Direction: Nothing outside the lines from the one containing "Convert this diagram to TikZ code." through the one containing "(sf2 -| fin) -- (fin);" should be copied, and no pictures either. Copy those lines exactly.

(Records from a dataset)
----
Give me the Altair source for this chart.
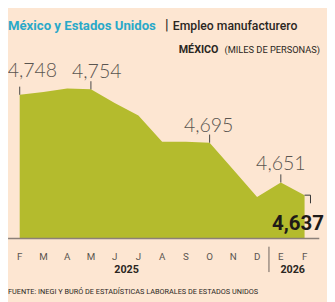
import altair as alt
import pandas as pd

months = ["F", "M", "A", "M", "J", "J", "A", "S", "O", "N", "D", "E", "F"]
values = [4748, 4751, 4755, 4754, 4739, 4725, 4696, 4696, 4695, 4665, 4635, 4651, 4637]
label_idx = [0, 3, 8, 11]
years = ["2025", "2026"]
year_pos = [4.5, 11.5]

BG = "#fde6d2"
GREEN = "#b4bb2d"
CYAN = "#2aa9c9"
DARK = "#2b2622"
GRAY = "#5a5550"
FONT = "Roboto"

df = pd.DataFrame({"i": list(range(len(values))), "v": values, "m": months})
df["lab"] = df["v"].map(lambda v: f"{v:,}")

xs = alt.Scale(domain=[0, 12], range=[12, 304])
ys = alt.Scale(domain=[4589, 4830])
BASE = 4589

base = alt.Chart(df)

area = base.mark_area(color=GREEN, opacity=1).encode(
    x=alt.X("i:Q", scale=xs, axis=None),
    y=alt.Y("v:Q", scale=ys, axis=None),
    y2=alt.datum(BASE),
)

month_txt = base.mark_text(font=FONT, fontSize=10, color=GRAY, baseline="middle").encode(
    x=alt.X("i:Q", scale=xs), y=alt.value(252), text="m:N")

axis_line = alt.Chart(pd.DataFrame({"a": [-0.49], "b": [12.62]})).mark_rule(
    color="#8c8078", strokeWidth=1.5).encode(
    x=alt.X("a:Q", scale=xs), x2="b:Q", y=alt.datum(BASE))

sep = alt.Chart(pd.DataFrame({"a": [10.5]})).mark_rule(color="#6a625c", strokeWidth=1).encode(
    x=alt.X("a:Q", scale=xs), y=alt.value(241), y2=alt.value(267))

tdf = df[df["i"].isin(label_idx)].copy()
tdf["v2"] = tdf["v"] + 9
ticks = alt.Chart(tdf).mark_rule(color="#444", strokeWidth=1).encode(
    x=alt.X("i:Q", scale=xs), y=alt.Y("v:Q", scale=ys), y2="v2:Q")

offs = {0: (13, -18), 3: (6, -12), 8: (-1, -11), 11: (0, -13)}
labels = []
for k in label_idx:
    dx, dy = offs[k]
    labels.append(
        base.transform_filter(f"datum.i == {k}").mark_text(
            font="Lato", fontWeight=300, fontSize=20, color=GRAY, dx=dx, dy=dy,
            align="center", baseline="alphabetic").encode(
            x=alt.X("i:Q", scale=xs), y=alt.Y("v:Q", scale=ys), text="lab:N"))

last = df.iloc[[-1]].copy()
last["xe"] = 12.25
last["ve"] = last["v"] - 9
br_h = alt.Chart(last).mark_rule(color="#333", strokeWidth=1).encode(
    x=alt.X("i:Q", scale=xs), x2="xe:Q", y=alt.Y("v:Q", scale=ys))
br_v = alt.Chart(last).mark_rule(color="#333", strokeWidth=1).encode(
    x=alt.X("xe:Q", scale=xs), y=alt.Y("v:Q", scale=ys), y2="ve:Q")
last_lab = alt.Chart(last).mark_text(
    font=FONT, fontWeight="bold", fontSize=21, color="#1e1a17", align="right",
    baseline="alphabetic", dx=20, dy=36).encode(
    x=alt.X("i:Q", scale=xs), y=alt.Y("v:Q", scale=ys), text="lab:N")

ydf = pd.DataFrame({"p": year_pos, "t": years})
year_txt = alt.Chart(ydf).mark_text(
    font=FONT, fontWeight="bold", fontSize=11, color=DARK, baseline="middle").encode(
    x=alt.X("p:Q", scale=xs), y=alt.value(265), text="t:N")

def txt(s, x, y, **kw):
    return alt.Chart(pd.DataFrame({"t": [s]})).mark_text(align="left", baseline="alphabetic", **kw).encode(
        x=alt.value(x), y=alt.value(y), text="t:N")

t1 = txt("México y Estados Unidos", 0, 19, font=FONT, fontWeight="bold", fontSize=13.5, color=CYAN)
t2 = txt("|", 161, 19, font=FONT, fontSize=15, color=DARK)
t3 = txt("Empleo manufacturero", 169, 19, font=FONT, fontWeight=500, fontSize=12.5, color=DARK)
t4 = txt("MÉXICO", 175, 42, font=FONT, fontWeight="bold", fontSize=11, color=DARK)
t5 = txt("(MILES DE PERSONAS)", 222, 42, font=FONT, fontSize=9.5, color=DARK)
src = txt("FUENTE: INEGI Y BURÓ DE ESTADÍSTICAS LABORALES DE ESTADOS UNIDOS", 0, 289,
          font=FONT, fontSize=7.5, color=DARK)

chart = alt.layer(area, axis_line, sep, ticks, *labels, br_h, br_v, last_lab, month_txt, year_txt,
                  t1, t2, t3, t4, t5, src).properties(
    width=327, height=241, background=BG,
    autosize=alt.AutoSizeParams(type="none"),
    padding={"left": 0, "top": 0, "right": 0, "bottom": 53},
).configure_view(stroke=None)

chart.save("out.html", embed_options={"renderer": "svg", "actions": False})
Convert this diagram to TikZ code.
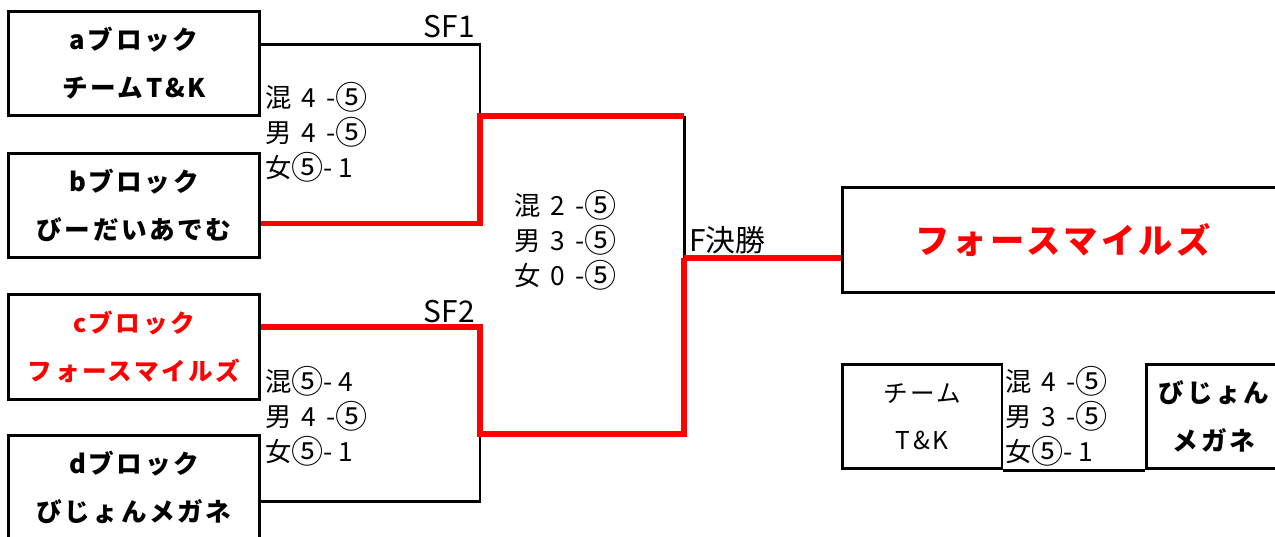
\documentclass[tikz,border=0pt]{standalone}
\usepackage{fontspec}
\usepackage{graphicx}
\setmainfont{Noto Sans CJK JP}
\newfontfamily\teamfont{Noto Sans CJK JP}[LetterSpace=10]
\newcommand\maru{\raisebox{-0.05em}{\scalebox{1.22}{⑤}}}
\newcommand\gap{\hspace{0.38em}}
\begin{document}
\begin{tikzpicture}[x=0.02cm, y=-0.02cm,
    team/.style={draw, line width=1.7pt, minimum width=5.04cm, minimum height=2.1cm,
        inner sep=0pt, align=center, font=\teamfont\bfseries\fontsize{14.6}{27.3}\selectfont},
    score/.style={anchor=west, inner sep=0pt, align=left, font=\fontsize{15}{19.9}\selectfont},
    label/.style={inner sep=0pt, font=\fontsize{17}{18}\selectfont},
    loser/.style={line width=1.7pt},
    winner/.style={line width=2.9pt, red}]
        % Setup the frame
        \path[use as bounding box, clip] (0,0) rectangle (1275,537);

        % Blocks
        \node[team] (a) at (134,63.5) {aブロック\\チームT\&K};
        \node[team] (b) at (134,205.5) {bブロック\\びーだいあでむ};
        \node[team, text=red, font=\teamfont\bfseries\fontsize{14}{27.3}\selectfont]
            (c) at (134,347) {cブロック\\フォースマイルズ};
        \node[team] (d) at (134,487.5) {dブロック\\びじょんメガネ};

        % Bracket corners
        \coordinate (sf1) at (480,116);
        \coordinate (sf2) at (480,434);
        \coordinate (fin) at (684,258);

        % Semi finals
        \draw[loser] (a.north east) ++(0,35) -| (sf1);
        \draw[loser] (d.north east) ++(0,68) -| (sf2);
        \draw[loser] (sf1 -| fin) -- (fin);
        \draw[winner] (b.south east) ++(0,-36) -| (sf1) -- (sf1 -| fin);
        \draw[winner] (c.north east) ++(0,34) -| (sf2) -- (sf2 -| fin) -- (fin);

        \node[label, anchor=base east] (sf1lbl) at (475,38) {SF1};
        \node[label, anchor=base east] (sf2lbl) at (475,322) {SF2};

        \node[score] (sf1score) at (265,132) {混\gap 4\gap -\maru\\男\gap 4\gap -\maru\\女\maru- 1};
        \node[score] (sf2score) at (265,416) {混\maru- 4\\男\gap 4\gap -\maru\\女\maru- 1};

        % Final
        \node[team, minimum width=8.84cm, text=red, font=\teamfont\bfseries\fontsize{19.5}{22}\selectfont]
            (final) at (1063,240) {フォースマイルズ};
        \draw[winner] (fin) -- (fin -| final.west);
        \node[label, anchor=base west] (finlbl) at (689,251) {F決勝};
        \node[score] (finscore) at (514,240) {混\gap 2\gap -\maru\\男\gap 3\gap -\maru\\女\gap 0\gap -\maru};

        % Third place
        \node[team, minimum width=3.2cm, font=\teamfont\fontsize{14}{26.7}\selectfont]
            (tk) at (922,416.5) {チーム\\T\&K};
        \node[team, minimum width=2.72cm] (bm) at (1214,416.5) {びじょん\\メガネ};
        \draw[loser] (tk.south east) -- (bm.south west);
        \node[score] (thirdscore) at (1005,416) {混\gap 4\gap -\maru\\男\gap 3\gap -\maru\\女\maru- 1};
    \end{tikzpicture}
\end{document}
----
Exercise response:
Convert this diagram to TikZ code.
\documentclass[tikz,border=0pt]{standalone}
\usepackage{fontspec}
\usepackage{graphicx}
\setmainfont{Noto Sans CJK JP}
\newfontfamily\teamfont{Noto Sans CJK JP}[LetterSpace=10]
\newcommand\maru{\raisebox{-0.05em}{\scalebox{1.22}{⑤}}}
\newcommand\gap{\hspace{0.38em}}
\begin{document}
\begin{tikzpicture}[x=0.02cm, y=-0.02cm,
    team/.style={draw, line width=1.7pt, minimum width=5.04cm, minimum height=2.1cm,
        inner sep=0pt, align=center, font=\teamfont\bfseries\fontsize{14.6}{27.3}\selectfont},
    score/.style={anchor=west, inner sep=0pt, align=left, font=\fontsize{15}{19.9}\selectfont},
    label/.style={inner sep=0pt, font=\fontsize{17}{18}\selectfont},
    loser/.style={line width=1.7pt},
    winner/.style={line width=2.9pt, red}]
        % Setup the frame
        \path[use as bounding box, clip] (0,0) rectangle (1275,537);

        % Blocks
        \node[team] (a) at (134,63.5) {aブロック\\チームT\&K};
        \node[team] (b) at (134,205.5) {bブロック\\びーだいあでむ};
        \node[team, text=red, font=\teamfont\bfseries\fontsize{14}{27.3}\selectfont]
            (c) at (134,347) {cブロック\\フォースマイルズ};
        \node[team] (d) at (134,487.5) {dブロック\\びじょんメガネ};

        % Bracket corners
        \coordinate (sf1) at (480,116);
        \coordinate (sf2) at (480,434);
        \coordinate (fin) at (684,258);

        % Semi finals
        \draw[loser] (a.north east) ++(0,35) -| (sf1);
        \draw[loser] (d.north east) ++(0,68) -| (sf2);
        \draw[loser] (sf1 -| fin) -- (fin);
        \draw[winner] (b.south east) ++(0,-36) -| (sf1) -- (sf1 -| fin);
        \draw[winner] (c.north east) ++(0,34) -| (sf2) -- (sf2 -| fin) -- (fin);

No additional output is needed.